Bu işe çocukken, rahmetli babasıyla birlikte 1969 senesinde başladığını anlatan mücellit Mahmut Sami Özcan, "35-40 sene matbaacılık yaptım. Babam ciltçilik yaptı. Babam rahmetli olunca, biradere sen bu ciltçiliği devam ettir, bu iş devam etsin, Kur'an-ı Kerim ciltsiz kalmasın diye ısrar ettim. O da kabul etti. Biraz cilt yaptı. Daha sonra ben takviye ediyordum, bana dedi ki 'Abi sen bunları veriyorsun ama zamanını, gününü ayarlayamıyoruz, mümkünse sen yap' dedi. 'Biraz göstermen lazım, malzemem de yok' dedim. Sağ olsun, malzeme verdi, biraz da gösterdi. Böylelikle başladık. Kur'an-ı Kerim de olunca bir muhabbet oldu. Ne kadar eski olsa da yapmaya çalışıyorum, gayret ediyorum, gocunmuyorum, işimi seviyorum. 'Nasıl sabrediyorsun?' diyorlar ama ben bu işe gönül verdim. Kur'an-ı Kerim oldu mu, muhabbet oluyor" dedi.

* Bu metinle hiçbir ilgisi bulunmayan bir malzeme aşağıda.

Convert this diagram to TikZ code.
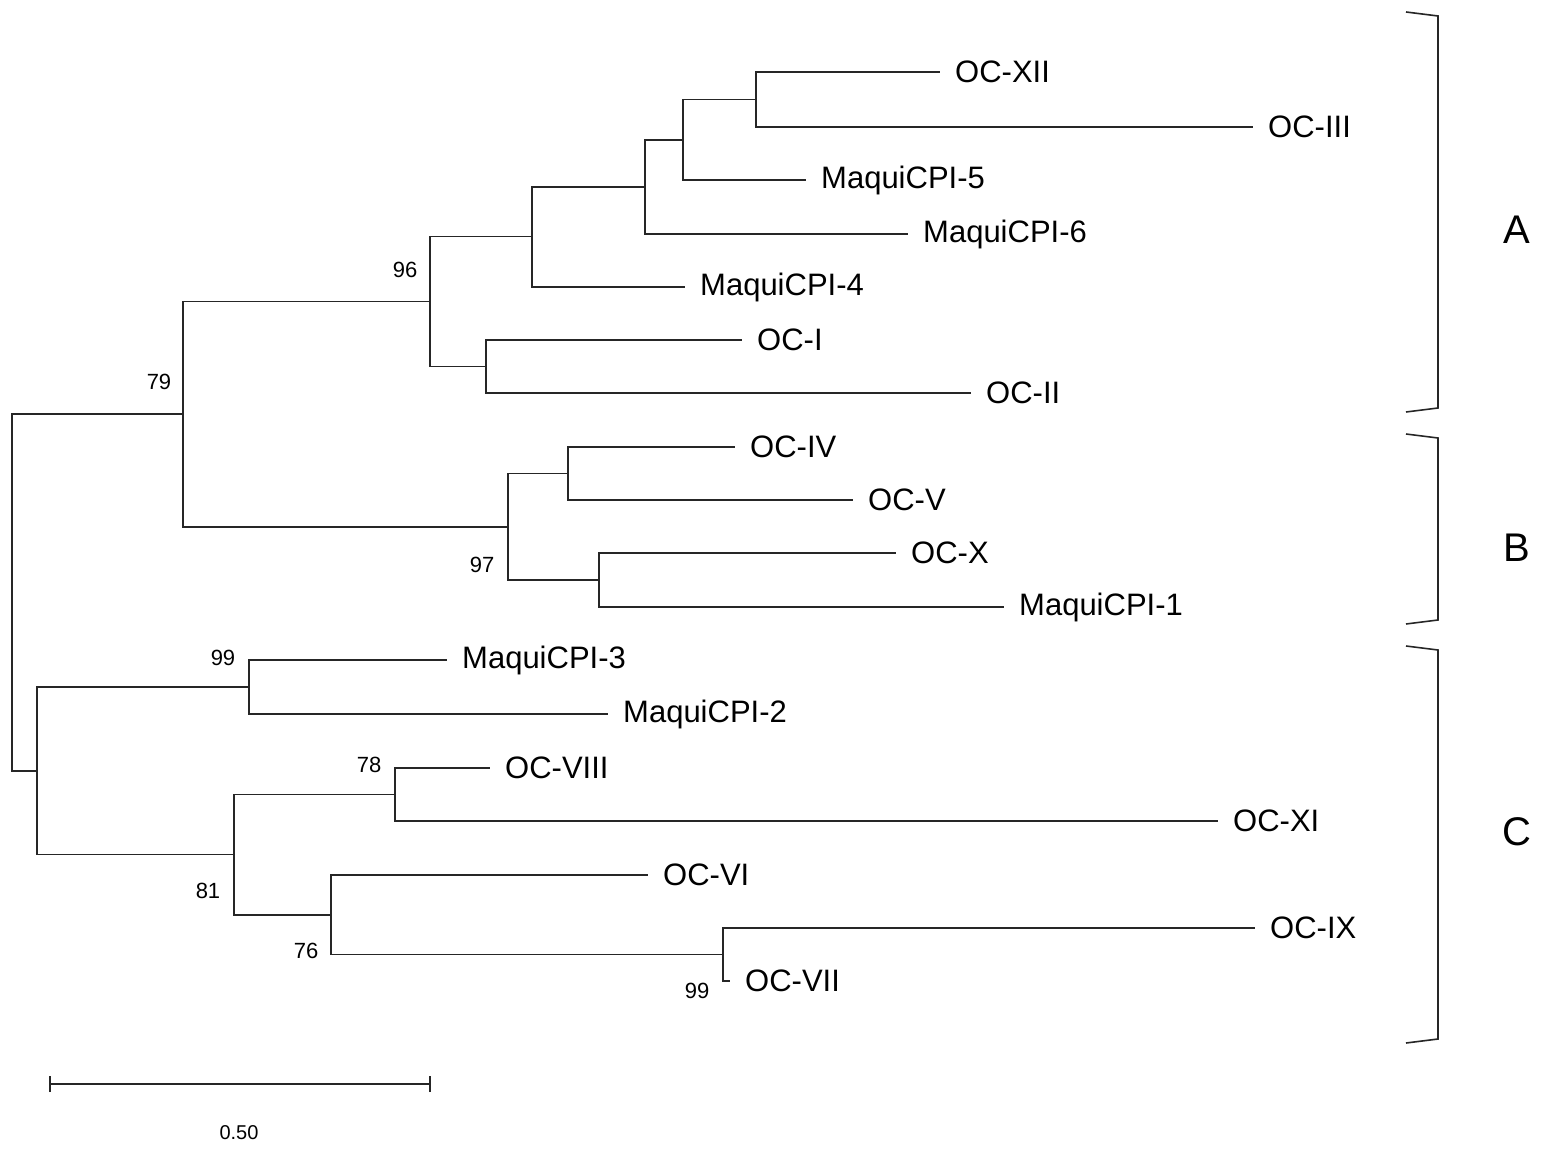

Cilt yaparken kullandığı malzeme ile ilgili bilgi veren Mahmut Sami Özcan, "Biz suni deri, yani termo deri denilen deri kullanıyoruz. Bir de bunun kağıt olanı var. Biz kağıt kullanmıyoruz, tavsiye de etmiyoruz. Yapanlara da mümkünse yapmayın diyoruz. Çünkü Kur'an-ı Kerim'e en iyisini yapmak lazım" şeklinde konuştu.